The spokesperson for Paraguay’s Joint Task Force (FTC), Alfredo Ramirez, stated drug trafficking groups provide ammunition to the Paraguayan People’s Army (EPP), reported ABC Color. In return, “the drug traffickers use the EPP as their armed wing,” Ramirez stated.

The remarks come shortly after two attacks on police in the departments of San Pedro and Amambay left five officers dead. Ramirez initially blamed the killings on the EPP but later attributed the attacks to both the guerrillas and drug trafficking groups, calling the acts “narco-terrorism.” Ramirez added the police ambushes were revenge for the recent seizure of nearly two dozen suspected drug planes and the eradication of 400 hectares of marijuana.

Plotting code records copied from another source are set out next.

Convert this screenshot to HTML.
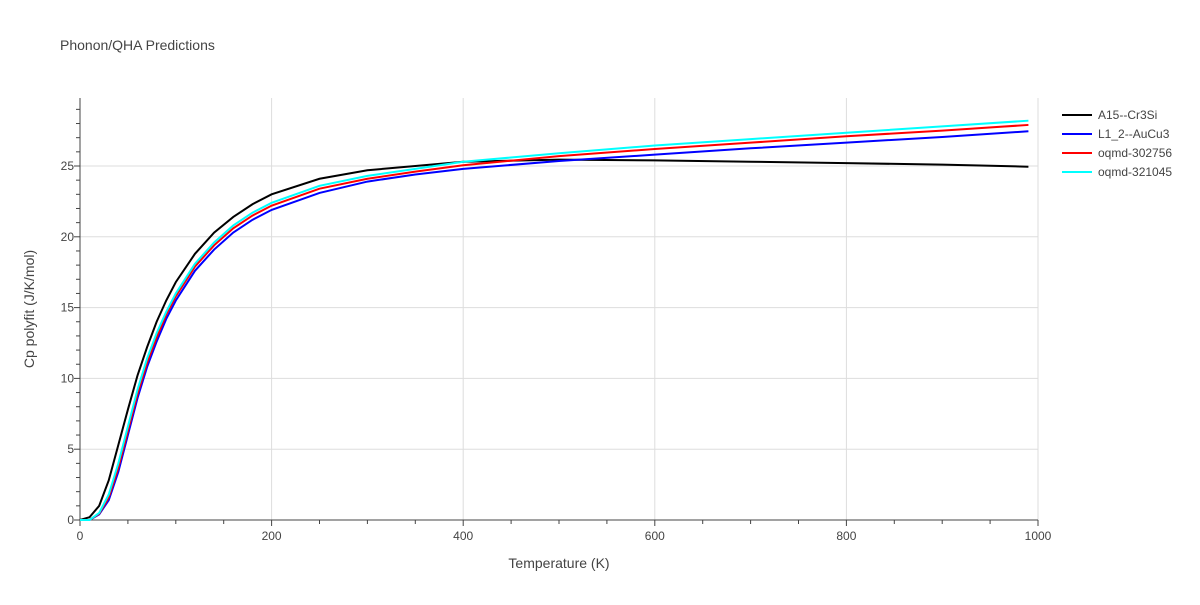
<!DOCTYPE html>
<html><head><meta charset="utf-8"><style>
body{margin:0;background:#fff;font-family:"Liberation Sans",sans-serif;}
svg text{font-family:"Liberation Sans",sans-serif;fill:#444;}
</style></head><body>
<svg id="chart" width="1200" height="600" xmlns="http://www.w3.org/2000/svg">
<text x="60" y="50" font-size="14">Phonon/QHA Predictions</text>
<g id="grid"></g><g id="axes"></g><g id="series"></g><g id="legend"></g>
<text x="559" y="568" font-size="14" text-anchor="middle">Temperature (K)</text>
<text x="34" y="309" font-size="14" text-anchor="middle" transform="rotate(-90 34 309)">Cp polyfit (J/K/mol)</text>
</svg>
<script>
const temps=[0,10,20,30,40,50,60,70,80,90,100,120,140,160,180,200,250,300,350,400,500,600,700,800,900,990];
const cpA15=[0,0.2,1.0,2.8,5.3,7.8,10.2,12.2,14.0,15.5,16.8,18.8,20.3,21.4,22.3,23.0,24.1,24.7,25.0,25.3,25.45,25.4,25.3,25.2,25.1,24.95];
const cpL12=[0,0,0.4,1.4,3.4,6.0,8.6,10.8,12.6,14.2,15.5,17.6,19.1,20.3,21.2,21.9,23.1,23.9,24.4,24.8,25.35,25.8,26.25,26.65,27.05,27.45];
const cp302756=[0,0,0.45,1.6,3.7,6.3,8.9,11.1,12.9,14.5,15.8,17.9,19.4,20.6,21.5,22.2,23.4,24.1,24.6,25.05,25.7,26.2,26.65,27.1,27.5,27.9];
const cp321045=[0,0,0.5,1.8,4.0,6.6,9.2,11.4,13.2,14.7,16.0,18.1,19.6,20.8,21.7,22.4,23.6,24.3,24.8,25.3,25.9,26.45,26.9,27.35,27.8,28.2];
const seriesNames=["A15--Cr3Si","L1_2--AuCu3","oqmd-302756","oqmd-321045"];
const seriesColors=["#000000","#0000ff","#ff0000","#00ffff"];
const xTicks=[0,200,400,600,800,1000];
const yTicks=[0,5,10,15,20,25];
const NS="http://www.w3.org/2000/svg";
const X0=80,X1=1038,Y0=520,YT=98;
const xs=t=>X0+(X1-X0)*t/1000;
const ys=v=>Y0-v*(Y0-166)/25;
function mk(tag,attrs,parent){const e=document.createElementNS(NS,tag);for(const k in attrs)e.setAttribute(k,attrs[k]);parent.appendChild(e);return e;}
const grid=document.getElementById('grid'),axes=document.getElementById('axes'),ser=document.getElementById('series'),leg=document.getElementById('legend');
xTicks.forEach(t=>{
 if(t>0){const g=mk('line',{x1:xs(t),x2:xs(t),y1:YT,y2:Y0,stroke:'#ddd'},grid);
 
 }
 const l=mk('text',{x:xs(t),y:Y0+20,'font-size':12,'text-anchor':'middle'},axes);l.textContent=t;
 
 
});
yTicks.forEach(v=>{
 if(v>0){const g=mk('line',{x1:X0,x2:X1,y1:ys(v),y2:ys(v),stroke:'#ddd'},grid);
 
 }
 const l=mk('text',{x:X0-6,y:ys(v)+4,'font-size':12,'text-anchor':'end'},axes);l.textContent=v;
 
 
});
for(let t=0;t<=1000;t+=50){mk('line',{x1:xs(t),x2:xs(t),y1:Y0,y2:Y0+(t%200==0?6:4),stroke:'#444'},axes);}
for(let v=0;v<=29;v++){mk('line',{x1:X0,x2:X0-(v%5==0?6:4),y1:ys(v),y2:ys(v),stroke:'#444'},axes);}
mk('line',{x1:X0,x2:X0,y1:YT,y2:Y0,stroke:'#444'},axes);
mk('line',{x1:X0,x2:X1,y1:Y0,y2:Y0,stroke:'#444'},axes);
[cpA15,cpL12,cp302756,cp321045].forEach((arr,i)=>{
 const p=mk('polyline',{points:temps.map((t,j)=>xs(t)+','+ys(arr[j])).join(' '),fill:'none',stroke:seriesColors[i],'stroke-width':2},ser);
 
 
 const g=mk('g',{},leg);
 
 
 const ly=115+i*19;
 mk('line',{x1:1062,x2:1092,y1:ly,y2:ly,stroke:seriesColors[i],'stroke-width':2},g);
 const tx=mk('text',{x:1098,y:ly+4,'font-size':12},g);tx.textContent=seriesNames[i];
});
</script>
</body></html>
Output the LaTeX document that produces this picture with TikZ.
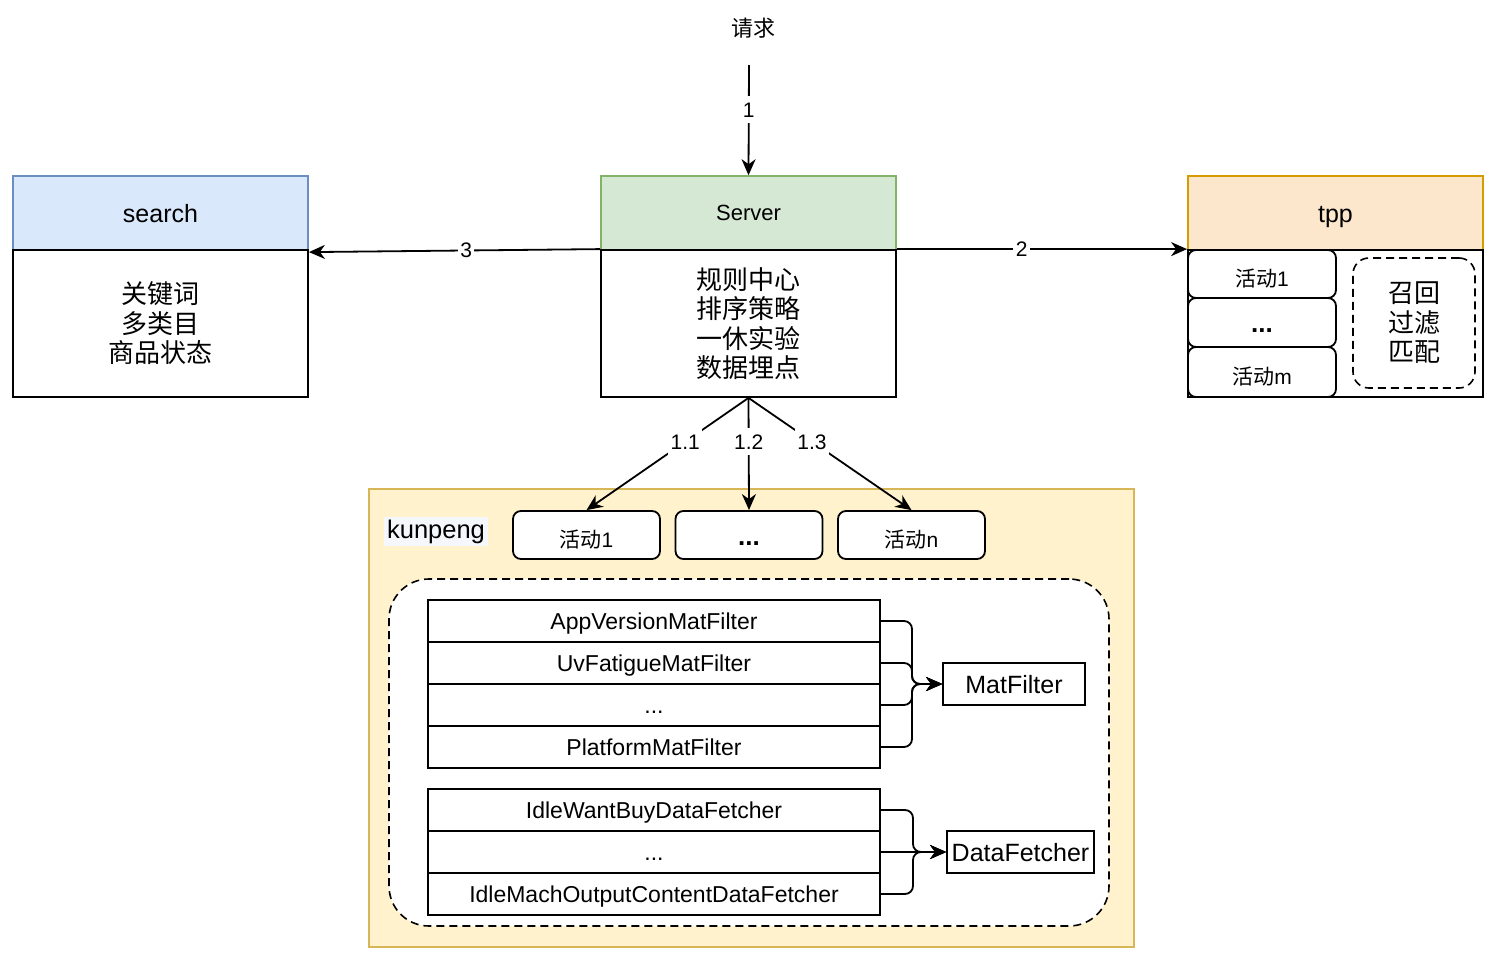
\documentclass[tikz,border=0pt]{standalone}
\usepackage{fontspec}
\setmainfont{Liberation Sans}
\newfontfamily\cjk{Noto Sans CJK SC}
\usetikzlibrary{arrows.meta}
\definecolor{blueF}{HTML}{DAE8FC}
\definecolor{blueD}{HTML}{6C8EBF}
\definecolor{greenF}{HTML}{D5E8D4}
\definecolor{greenD}{HTML}{82B366}
\definecolor{orangeF}{HTML}{FCE6CC}
\definecolor{orangeD}{HTML}{D79B00}
\definecolor{yellowF}{HTML}{FFF2CC}
\definecolor{yellowD}{HTML}{D6B656}
\definecolor{lblbg}{HTML}{F4F7FB}
\tikzset{
  hdr/.style={draw, line width=1.5pt, inner sep=0pt, minimum width=295pt, minimum height=74pt, text depth=0pt},
  bodyb/.style={draw=black, fill=white, line width=1.8pt, inner sep=0pt, align=center, minimum width=295pt, minimum height=147pt, font=\cjk\fontsize{26}{29.5}\selectfont},
  actbox/.style={draw, fill=white, rounded corners=8pt, line width=1.8pt, inner sep=0pt, font=\fontsize{21}{24}\selectfont, text height=25pt, text depth=0pt},
  dotbox/.style={draw, fill=white, rounded corners=8pt, line width=1.8pt, inner sep=0pt, font=\bfseries\fontsize{26}{28}\selectfont, text height=19pt, text depth=0pt},
  rowbox/.style={draw, fill=white, line width=1.8pt, minimum width=452pt, minimum height=42pt, inner sep=0pt, font=\fontsize{23}{26}\selectfont, text height=16.5pt, text depth=0pt},
  tgtbox/.style={draw, fill=white, line width=1.8pt, minimum height=42pt, inner sep=0pt, font=\fontsize{25}{28}\selectfont, text height=18pt, text depth=0pt},
  lbl/.style={fill=white, inner xsep=2.5pt, inner ysep=6pt, font=\fontsize{21}{24}\selectfont, text height=15pt, text depth=0pt},
  arr/.style={line width=1.8pt, -{Stealth[length=16pt,width=14pt,inset=5pt]}},
  brace/.style={arr, rounded corners=8pt},
  dsh/.style={draw, dash pattern=on 8pt off 5pt, line width=1.6pt}
}
\begin{document}
\begin{tikzpicture}[x=1pt,y=-1pt]
\useasboundingbox[fill=white] (0,0) rectangle (1500,956);

% request
\node[font=\cjk\fontsize{22}{26}\selectfont] (req) at (753,28) {请求};
\coordinate (reqs) at (749,65);

% Server
\node[hdr, fill=greenF, draw=greenD, font=\fontsize{22}{26}\selectfont, text height=15.8pt] (srvH) at (748.5,213) {Server};
\node[bodyb] (srvB) at (748.5,323.5) {规则中心\\排序策略\\一休实验\\数据埋点};

% search
\node[hdr, fill=blueF, draw=blueD, font=\fontsize{25}{28}\selectfont, text height=18pt] (srchH) at (160.5,213) {search};
\node[bodyb] (srchB) at (160.5,323.5) {关键词\\多类目\\商品状态};

% tpp
\node[hdr, fill=orangeF, draw=orangeD, font=\fontsize{25}{28}\selectfont, text height=18pt] (tppH) at (1335.5,213) {tpp};
\node[bodyb] (tppB) at (1335.5,323.5) {};
\node[actbox, minimum width=148pt, minimum height=48pt] (ta1) at (1262,274) {{\cjk 活动}1};
\node[dotbox, minimum width=148pt, minimum height=49pt] (ta2) at (1262,322.5) {...};
\node[actbox, minimum width=148pt, minimum height=50pt] (ta3) at (1262,372) {{\cjk 活动}m};
\node[dsh, rounded corners=16pt, minimum width=122pt, minimum height=130pt, align=center, font=\cjk\fontsize{26}{29.5}\selectfont, inner sep=0pt] (tppD) at (1414,323) {召回\\过滤\\匹配};

% kunpeng container
\node[draw=yellowD, fill=yellowF, line width=1.5pt, minimum width=765pt, minimum height=458pt] (kp) at (751.5,718) {};
\node[fill=lblbg, inner sep=3pt, font=\fontsize{25.5}{28}\selectfont, text height=18.4pt, text depth=5pt] (kpl) at (436,531.5) {kunpeng};
\node[actbox, minimum width=147pt, minimum height=48pt, text height=24pt] (a1) at (586.5,535) {{\cjk 活动}1};
\node[dotbox, minimum width=147pt, minimum height=48pt, text height=20pt] (a2) at (749,535) {...};
\node[actbox, minimum width=147pt, minimum height=48pt, text height=24pt] (a3) at (911.5,535) {{\cjk 活动}n};
\node[dsh, fill=white, rounded corners=40pt, minimum width=720pt, minimum height=347pt] (inner) at (749,752.5) {};

% filters
\node[rowbox] (f1) at (654,621) {AppVersionMatFilter};
\node[rowbox] (f2) at (654,663) {UvFatigueMatFilter};
\node[rowbox] (f3) at (654,705) {...};
\node[rowbox] (f4) at (654,747) {PlatformMatFilter};
\node[tgtbox, minimum width=142pt] (mf) at (1014,684) {MatFilter};

% fetchers
\node[rowbox] (d1) at (654,810) {IdleWantBuyDataFetcher};
\node[rowbox] (d2) at (654,852) {...};
\node[rowbox] (d3) at (654,894) {IdleMachOutputContentDataFetcher};
\node[tgtbox, minimum width=147pt] (df) at (1020.5,852) {DataFetcher};

% connectors
\draw[arr] (reqs) -- node[lbl, pos=0.405] {1} (srvH.north);
\draw[arr] (srvB.north east) -- node[lbl, pos=0.43] {2} (tppB.north west);
\draw[arr] (srvB.north west) -- node[lbl, pos=0.46] {3} ([yshift=-3pt]srchB.north east);
\draw[arr] (srvB.south) -- node[lbl, pos=0.39] {1.1} (a1.north);
\draw[arr] (srvB.south) -- node[lbl, pos=0.39] {1.2} (a2.north);
\draw[arr] (srvB.south) -- node[lbl, pos=0.39] {1.3} (a3.north);

\coordinate (xb) at (912,0);
\coordinate (xc) at (913,0);
\foreach \r in {f1,f2,f3,f4}{
  \draw[brace] (\r.east) -- (\r.east -| xb) -- (xb |- mf.west) -- (mf.west);
}
\draw[brace] (d1.east) -- (d1.east -| xc) -- (xc |- df.west) -- (df.west);
\draw[arr] (d2.east) -- (df.west);
\draw[brace] (d3.east) -- (d3.east -| xc) -- (xc |- df.west) -- (df.west);
\end{tikzpicture}
\end{document}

The head of Paraguay’s anti-drug agency (SENAD), Luis Rojas, also recently highlighted the EPP’s alleged involvement in the drug trade. The anti-drug chief said the guerrilla group carries out hired killings as a way to resolve internal disputes among drug trafficking groups, reported Ultima Hora.

InSight Crime Analysis

For years, Paraguayan authorities have warned of the EPP’s connections to drug trafficking groups. Last October, Rojas even claimed the guerrillas had moved beyond taxing drug crops and had started producing their own marijuana

However, these assertions appear to be based on little more than circumstanial evidence. Last year, Rojas cited EPP camps located near marijuana plantations and a video showing guerrillas clearing a wooded area, allegedly to be used to plant illicit crops, as justification for his claims.  The most recent remarks on EPP links to drug trafficking seem to be supported by even less compelling evidence. 

SEE ALSO: Coverage of EPP

It is also worth noting the EPP is a very small rebel group; it is believed to have just 30 fighters within its ranks. Meanwhile, powerful Brazilian criminal groups such as the Red Command and the First Capital Command (PCC) have a strong presence in eastern Paraguay, the country’s primary marijuana-growing region. 

Of course, it is quite plausible the EPP is involved to some extent in Paraguay’s enormous marijuana industry. The Southern Cone nation is South America’s largest producer of the drug, 80 percent of which is trafficked across the border to Brazil.